» SUPPLIED DATA
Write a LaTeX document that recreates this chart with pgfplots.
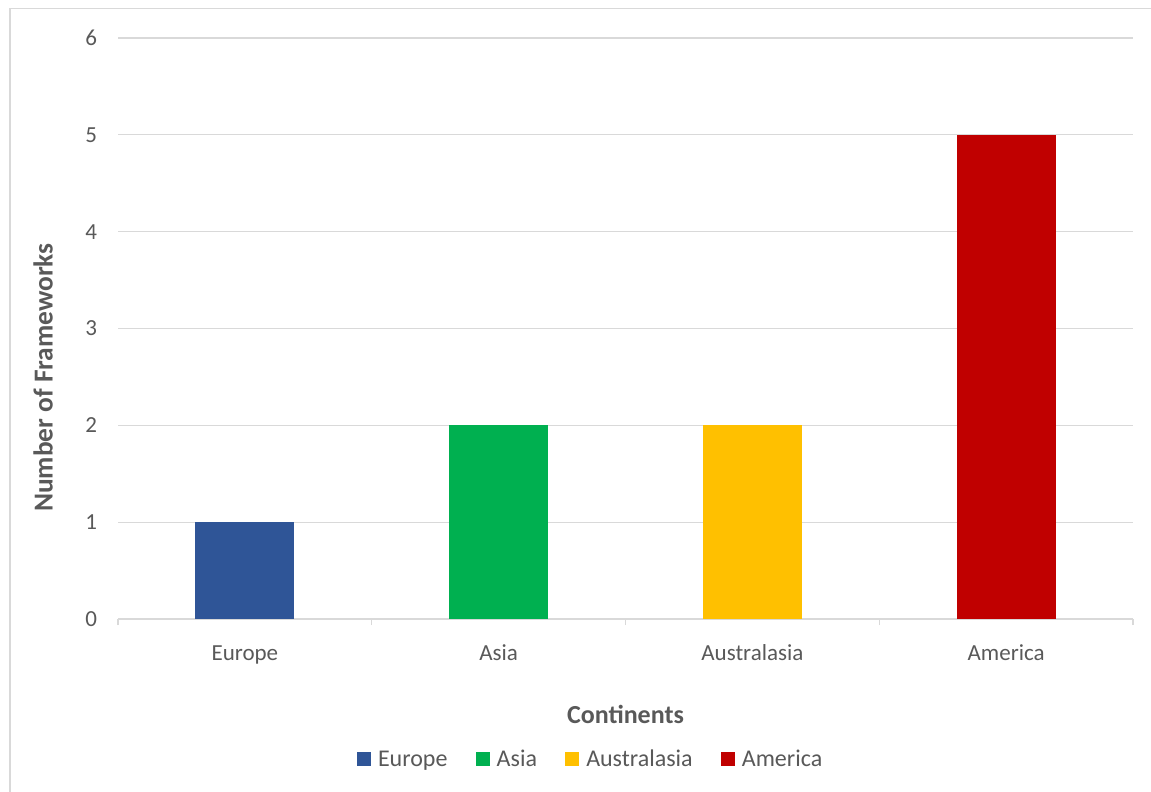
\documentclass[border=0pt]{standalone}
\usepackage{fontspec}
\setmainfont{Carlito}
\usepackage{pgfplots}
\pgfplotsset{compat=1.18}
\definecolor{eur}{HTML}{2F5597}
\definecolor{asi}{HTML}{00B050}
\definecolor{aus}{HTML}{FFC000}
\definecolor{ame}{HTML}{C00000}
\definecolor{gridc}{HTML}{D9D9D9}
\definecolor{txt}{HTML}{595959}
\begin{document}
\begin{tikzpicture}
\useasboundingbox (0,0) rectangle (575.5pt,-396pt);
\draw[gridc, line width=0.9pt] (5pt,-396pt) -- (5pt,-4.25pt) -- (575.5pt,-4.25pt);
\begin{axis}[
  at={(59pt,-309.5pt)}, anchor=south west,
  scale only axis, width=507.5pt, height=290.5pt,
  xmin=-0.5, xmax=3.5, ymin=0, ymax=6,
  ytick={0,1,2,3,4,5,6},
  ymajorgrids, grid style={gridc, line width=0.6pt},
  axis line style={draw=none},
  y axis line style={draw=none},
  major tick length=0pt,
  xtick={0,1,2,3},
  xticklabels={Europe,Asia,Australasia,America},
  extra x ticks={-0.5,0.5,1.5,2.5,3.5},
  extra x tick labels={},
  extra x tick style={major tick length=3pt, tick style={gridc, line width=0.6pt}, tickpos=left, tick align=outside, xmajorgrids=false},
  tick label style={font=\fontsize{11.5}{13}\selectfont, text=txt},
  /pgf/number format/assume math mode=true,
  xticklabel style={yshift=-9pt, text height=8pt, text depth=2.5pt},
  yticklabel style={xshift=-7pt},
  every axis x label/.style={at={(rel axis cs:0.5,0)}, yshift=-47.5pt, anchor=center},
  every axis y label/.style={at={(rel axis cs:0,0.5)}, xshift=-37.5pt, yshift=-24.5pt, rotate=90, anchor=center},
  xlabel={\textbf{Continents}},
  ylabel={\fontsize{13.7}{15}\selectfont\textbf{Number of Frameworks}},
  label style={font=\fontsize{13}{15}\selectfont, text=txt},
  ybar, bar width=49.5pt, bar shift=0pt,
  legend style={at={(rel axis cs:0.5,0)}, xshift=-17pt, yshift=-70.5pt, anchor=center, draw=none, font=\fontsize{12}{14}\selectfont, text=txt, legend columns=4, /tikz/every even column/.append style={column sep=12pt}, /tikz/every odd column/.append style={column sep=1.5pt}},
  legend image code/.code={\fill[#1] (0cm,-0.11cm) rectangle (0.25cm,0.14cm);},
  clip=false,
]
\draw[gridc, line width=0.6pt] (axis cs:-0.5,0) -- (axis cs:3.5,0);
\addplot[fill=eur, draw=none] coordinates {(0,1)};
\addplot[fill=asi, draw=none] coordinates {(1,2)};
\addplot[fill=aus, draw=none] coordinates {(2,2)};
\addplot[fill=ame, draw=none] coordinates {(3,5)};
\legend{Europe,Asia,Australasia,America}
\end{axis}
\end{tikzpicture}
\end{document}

» EXERCISE DIRECTIONS
Reproduce the data verbatim. Do not carry any picture into the copy.

» FINISHED EXERCISE
Write a LaTeX document that recreates this chart with pgfplots.
\documentclass[border=0pt]{standalone}
\usepackage{fontspec}
\setmainfont{Carlito}
\usepackage{pgfplots}
\pgfplotsset{compat=1.18}
\definecolor{eur}{HTML}{2F5597}
\definecolor{asi}{HTML}{00B050}
\definecolor{aus}{HTML}{FFC000}
\definecolor{ame}{HTML}{C00000}
\definecolor{gridc}{HTML}{D9D9D9}
\definecolor{txt}{HTML}{595959}
\begin{document}
\begin{tikzpicture}
\useasboundingbox (0,0) rectangle (575.5pt,-396pt);
\draw[gridc, line width=0.9pt] (5pt,-396pt) -- (5pt,-4.25pt) -- (575.5pt,-4.25pt);
\begin{axis}[
  at={(59pt,-309.5pt)}, anchor=south west,
  scale only axis, width=507.5pt, height=290.5pt,
  xmin=-0.5, xmax=3.5, ymin=0, ymax=6,
  ytick={0,1,2,3,4,5,6},
  ymajorgrids, grid style={gridc, line width=0.6pt},
  axis line style={draw=none},
  y axis line style={draw=none},
  major tick length=0pt,
  xtick={0,1,2,3},
  xticklabels={Europe,Asia,Australasia,America},
  extra x ticks={-0.5,0.5,1.5,2.5,3.5},
  extra x tick labels={},
  extra x tick style={major tick length=3pt, tick style={gridc, line width=0.6pt}, tickpos=left, tick align=outside, xmajorgrids=false},
  tick label style={font=\fontsize{11.5}{13}\selectfont, text=txt},
  /pgf/number format/assume math mode=true,
  xticklabel style={yshift=-9pt, text height=8pt, text depth=2.5pt},
  yticklabel style={xshift=-7pt},
  every axis x label/.style={at={(rel axis cs:0.5,0)}, yshift=-47.5pt, anchor=center},
  every axis y label/.style={at={(rel axis cs:0,0.5)}, xshift=-37.5pt, yshift=-24.5pt, rotate=90, anchor=center},
  xlabel={\textbf{Continents}},
  ylabel={\fontsize{13.7}{15}\selectfont\textbf{Number of Frameworks}},
  label style={font=\fontsize{13}{15}\selectfont, text=txt},
  ybar, bar width=49.5pt, bar shift=0pt,
  legend style={at={(rel axis cs:0.5,0)}, xshift=-17pt, yshift=-70.5pt, anchor=center, draw=none, font=\fontsize{12}{14}\selectfont, text=txt, legend columns=4, /tikz/every even column/.append style={column sep=12pt}, /tikz/every odd column/.append style={column sep=1.5pt}},
  legend image code/.code={\fill[#1] (0cm,-0.11cm) rectangle (0.25cm,0.14cm);},
  clip=false,
]
\draw[gridc, line width=0.6pt] (axis cs:-0.5,0) -- (axis cs:3.5,0);
\addplot[fill=eur, draw=none] coordinates {(0,1)};
\addplot[fill=asi, draw=none] coordinates {(1,2)};
\addplot[fill=aus, draw=none] coordinates {(2,2)};
\addplot[fill=ame, draw=none] coordinates {(3,5)};
\legend{Europe,Asia,Australasia,America}
\end{axis}
\end{tikzpicture}
\end{document}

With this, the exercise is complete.